As we explained the theoretical background of our algorithm in the previous sections, we expected our algorithm to be more successful than its competitor in the clustering quality manner. Its most substantial ability is to define arbitrarily shaped clusters. The experimental studies support the theoretical background as shared in the tables and figures. In addition, it can process high-dimensional datasets and it is robust against the outliers, as proved in experimental studies. However, processing datasets that are high dimensional can degrade its runtime performance.
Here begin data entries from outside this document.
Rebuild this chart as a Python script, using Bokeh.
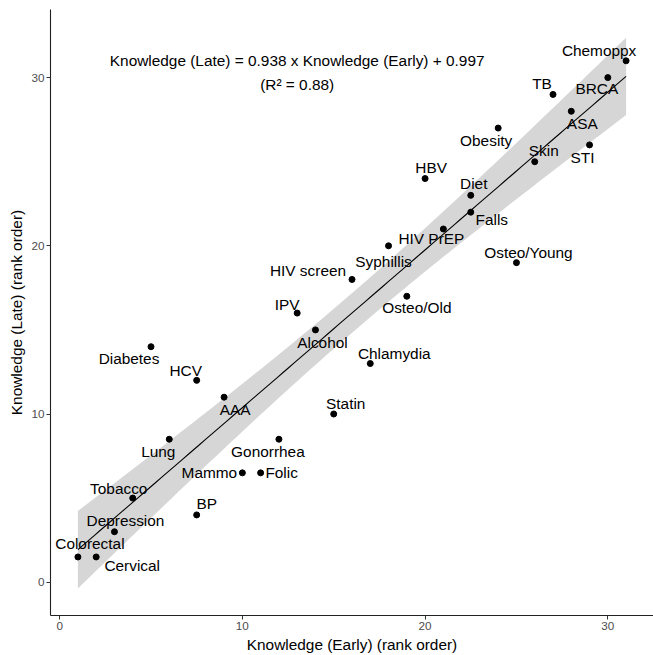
import numpy as np
from bokeh.plotting import figure
from bokeh.models import ColumnDataSource, Range1d, Label
from bokeh.core.properties import value
from bokeh.embed import file_html
from bokeh.resources import INLINE

# Topics with their knowledge rank in the early and late cohorts
topics = ["Colorectal", "Cervical", "Depression", "Tobacco", "Diabetes", "Lung", "HCV", "BP",
          "AAA", "Mammo", "Folic", "Gonorrhea", "IPV", "Alcohol", "Statin", "HIV screen",
          "Chlamydia", "Syphillis", "Osteo/Old", "HBV", "HIV PrEP", "Diet", "Falls", "Obesity",
          "Osteo/Young", "Skin", "TB", "ASA", "STI", "BRCA", "Chemoppx"]
early_rank = [1, 2, 3, 4, 5, 6, 7.5, 7.5, 9, 10, 11, 12, 13, 14, 15, 16,
              17, 18, 19, 20, 21, 22.5, 22.5, 24, 25, 26, 27, 28, 29, 30, 31]
late_rank = [1.5, 1.5, 3, 5, 14, 8.5, 12, 4, 11, 6.5, 6.5, 8.5, 16, 15, 10, 18,
             13, 20, 17, 24, 21, 23, 22, 27, 19, 25, 29, 28, 26, 30, 31]

# Fitted regression reported on the chart
slope = 0.938
intercept = 0.997
r_squared = 0.88

# Label placement (screen pixels relative to each point; +y is downward)
label_dx = [12, 36, 11, -14, -22, -11, -11, 10, 11, -33, 21, -11, -10, 7, 12, -44,
            24, -5, 10, 6, -12, 3, 21, -12, 12, 9, -11, 11, -7, -11, -27]
label_dy = [-13, 9, -11, -10, 12, 12, -10, -11, 12, 0, 0, 12, -9, 13, -11, -9,
            -10, 16, 11, -11, 10, -12, 7, 12, -10, -11, -11, 12, 13, 11, -10]

FONT = "Liberation Sans"

x = np.array(early_rank, dtype=float)
y = np.array(late_rank, dtype=float)
n = len(x)

# 95% confidence band around the fitted line
resid = y - (slope * x + intercept)
s = np.sqrt(np.sum(resid ** 2) / (n - 2))
sxx = np.sum((x - x.mean()) ** 2)
t_crit = 2.045  # t(0.975, df=29)
xg = np.linspace(x.min(), x.max(), 100)
fit = slope * xg + intercept
se = s * np.sqrt(1.0 / n + (xg - x.mean()) ** 2 / sxx)

p = figure(width=653, height=655, output_backend="svg", toolbar_location=None,
           x_range=Range1d(-0.5, 32.5), y_range=Range1d(-1.98, 34.05),
           min_border_left=50, min_border_right=0, min_border_top=9, min_border_bottom=39)
p.outline_line_color = None
p.xgrid.visible = False
p.ygrid.visible = False
p.background_fill_color = "white"
p.border_fill_color = "white"

p.varea(x=xg, y1=fit - t_crit * se, y2=fit + t_crit * se,
        fill_color="#999999", fill_alpha=0.4)
p.line(xg, fit, line_color="black", line_width=1.1)

src = ColumnDataSource(dict(x=x, y=y, name=topics, dx=label_dx, dy=label_dy))
p.scatter("x", "y", source=src, size=6, color="black")
p.text("x", "y", text="name", x_offset="dx", y_offset="dy", source=src,
       text_font=value(FONT), text_font_size="15.4px", text_color="black",
       text_align="center", text_baseline="middle")

eq = f"Knowledge (Late) = {slope} x Knowledge (Early) + {intercept}"
p.add_layout(Label(x=13, y=31, text=eq, text_font=FONT, text_font_size="15.4px",
                   text_align="center", text_baseline="middle", text_color="black"))
p.add_layout(Label(x=13, y=29.6, text=f"(R\u00b2 = {r_squared})", text_font=FONT,
                   text_font_size="15.4px", text_align="center", text_baseline="middle",
                   text_color="black"))

for ax in (p.xaxis[0], p.yaxis[0]):
    ax.ticker = [0, 10, 20, 30]
    ax.minor_tick_line_color = None
    ax.major_tick_in = 0
    ax.major_tick_out = 4
    ax.major_tick_line_color = "#333333"
    ax.axis_line_color = "#222222"
    ax.axis_line_width = 1.1
    ax.major_label_text_font = FONT
    ax.major_label_text_font_size = "11.7px"
    ax.major_label_text_color = "#4D4D4D"
    ax.major_label_standoff = 2
    ax.axis_label_text_font = FONT
    ax.axis_label_text_font_size = "15.4px"
    ax.axis_label_text_font_style = "normal"
    ax.axis_label_text_color = "black"
    ax.axis_label_standoff = 3

p.xaxis.axis_label = "Knowledge (Early) (rank order)"
p.yaxis.axis_label = "Knowledge (Late) (rank order)"

open("out.html", "w").write(file_html(p, INLINE))
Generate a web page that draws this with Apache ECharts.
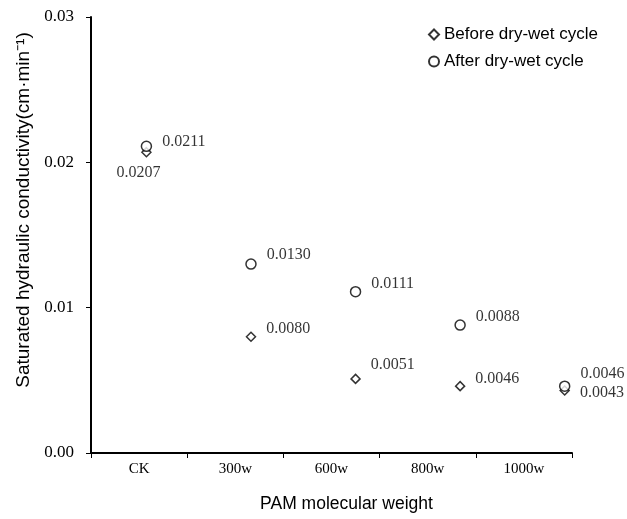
<!DOCTYPE html>
<html>
<head>
<meta charset="utf-8">
<script src="https://cdn.jsdelivr.net/npm/echarts@6/dist/echarts.min.js"></script>
<style>
  html, body { margin: 0; padding: 0; background: #fff; }
  #chart { width: 627px; height: 519px; }
</style>
</head>
<body>
<div id="chart"></div>
<script>
// 数据
var categories = ['CK', '300w', '600w', '800w', '1000w']
var beforeValues = [0.0207, 0.0080, 0.0051, 0.0046, 0.0043]
var afterValues = [0.0211, 0.0130, 0.0111, 0.0088, 0.0046]
var yTicks = [0, 0.01, 0.02, 0.03]

// 标签上下微调 (px)
var beforeLabelDy = [0, -8, -14, -7, 2]
var afterLabelDy = [-5, -9, -8, -8, -12]

var serif = 'Liberation Serif'
var sans = 'Liberation Sans'

function buildPoints(values, dys, isBefore) {
  return values.map(function (v, i) {
    var item = { value: [i + 1, v], label: { offset: [5, dys[i]] } }
    if (isBefore && i === 0) {
      // CK 的下方标签
      item.label = { position: 'bottom', offset: [-8, 2] }
    }
    return item
  })
}

var chart = echarts.init(document.getElementById('chart'))
var option = {
  animation: false,
  backgroundColor: '#fff',
  grid: { left: 91, right: 55, top: 17, bottom: 66 },
  legend: {
    orient: 'vertical',
    right: 24,
    top: 21,
    itemGap: 10,
    itemWidth: 10,
    itemHeight: 10,
    textStyle: { fontFamily: sans, fontSize: 17, color: '#000' },
    data: ['Before dry-wet cycle', 'After dry-wet cycle']
  },
  xAxis: [
    {
      type: 'category',
      data: categories,
      name: 'PAM molecular weight',
      nameLocation: 'middle',
      nameGap: 42,
      nameTextStyle: { fontFamily: sans, fontSize: 17.5, color: '#000', padding: [0, 0, 0, 30] },
      axisLine: { lineStyle: { color: '#000', width: 2 } },
      axisTick: { show: true, length: 5, lineStyle: { color: '#000', width: 1 } },
      axisLabel: { fontFamily: serif, fontSize: 15, color: '#000', margin: 9 },
      splitLine: { show: false }
    },
    {
      type: 'value',
      show: false,
      min: 0.47,
      max: 5.07,
      position: 'bottom'
    }
  ],
  yAxis: {
    type: 'value',
    min: 0,
    max: 0.03,
    interval: 0.01,
    name: 'Saturated hydraulic conductivity(cm·min⁻¹)',
    nameLocation: 'middle',
    nameGap: 49,
    nameTextStyle: { fontFamily: sans, fontSize: 19, color: '#000', padding: [0, 0, 0, 50] },
    axisLine: { show: true, lineStyle: { color: '#000', width: 2 } },
    axisTick: { show: true, length: 5, lineStyle: { color: '#000', width: 1 } },
    axisLabel: {
      fontFamily: serif,
      fontSize: 17,
      color: '#000',
      margin: 17,
      formatter: function (v) {
        return yTicks.indexOf(v) >= 0 ? v.toFixed(2) : ''
      }
    },
    splitLine: { show: false }
  },
  series: [
    {
      name: 'Before dry-wet cycle',
      type: 'scatter',
      xAxisIndex: 1,
      symbol: 'diamond',
      symbolSize: 9,
      itemStyle: { color: '#fff', borderColor: '#000', borderWidth: 1.5 },
      label: {
        show: true,
        position: 'right',
        fontFamily: serif,
        fontSize: 16,
        color: '#000',
        formatter: function (p) { return p.value[1].toFixed(4) }
      },
      data: buildPoints(beforeValues, beforeLabelDy, true)
    },
    {
      name: 'After dry-wet cycle',
      type: 'scatter',
      xAxisIndex: 1,
      symbol: 'circle',
      symbolSize: 10,
      itemStyle: { color: '#fff', borderColor: '#000', borderWidth: 1.5 },
      label: {
        show: true,
        position: 'right',
        fontFamily: serif,
        fontSize: 16,
        color: '#000',
        formatter: function (p) { return p.value[1].toFixed(4) }
      },
      data: buildPoints(afterValues, afterLabelDy, false)
    }
  ]
}
chart.setOption(option)
</script>
</body>
</html>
9 Conclusion and future works

In this study, we propose a new stream clustering algorithm that can detect arbitrary-shaped clusters, is robust to outliers, fast, and has high clustering success. For this purpose, KD-Tree defines micro-clusters, and MST forms the final clusters by being applied to the defined micro-clusters. The proposed algorithm has been subjected to various experimental studies to test its effectiveness in clustering success and runtime. To reveal the proposed algorithm's clustering success and runtime complexity, we compared it with the DenStream, DBSTREAM, and KD-AR Stream algorithms. According to the experimental studies, it has been observed that the proposed algorithm produced better results than its competitors in terms of clustering success and is also very fast in terms of runtime. According to the literature comparison, our algorithm achieved the highest clustering success with ARI value of 0.9812 on the MrData dataset containing 10% outliers. It also achieved the highest value with a Purity value of 0.9780 and the second highest result with an ARI value of 0.7509 on the KDD dataset, which is a large dataset. In general, highly competitive results were obtained on all datasets. It is concluded that the proposed algorithm is more successful than the compared algorithms in terms of clustering quality, detecting outliers, and defining arbitrary-shaped clusters in very low runtime complexity. However, high-dimensional datasets may slightly degrade the algorithm's runtime performance. Therefore, in future works, some feature selection or feature reduction methods are planned to be integrated to improve MCMSTStream runtime complexity further.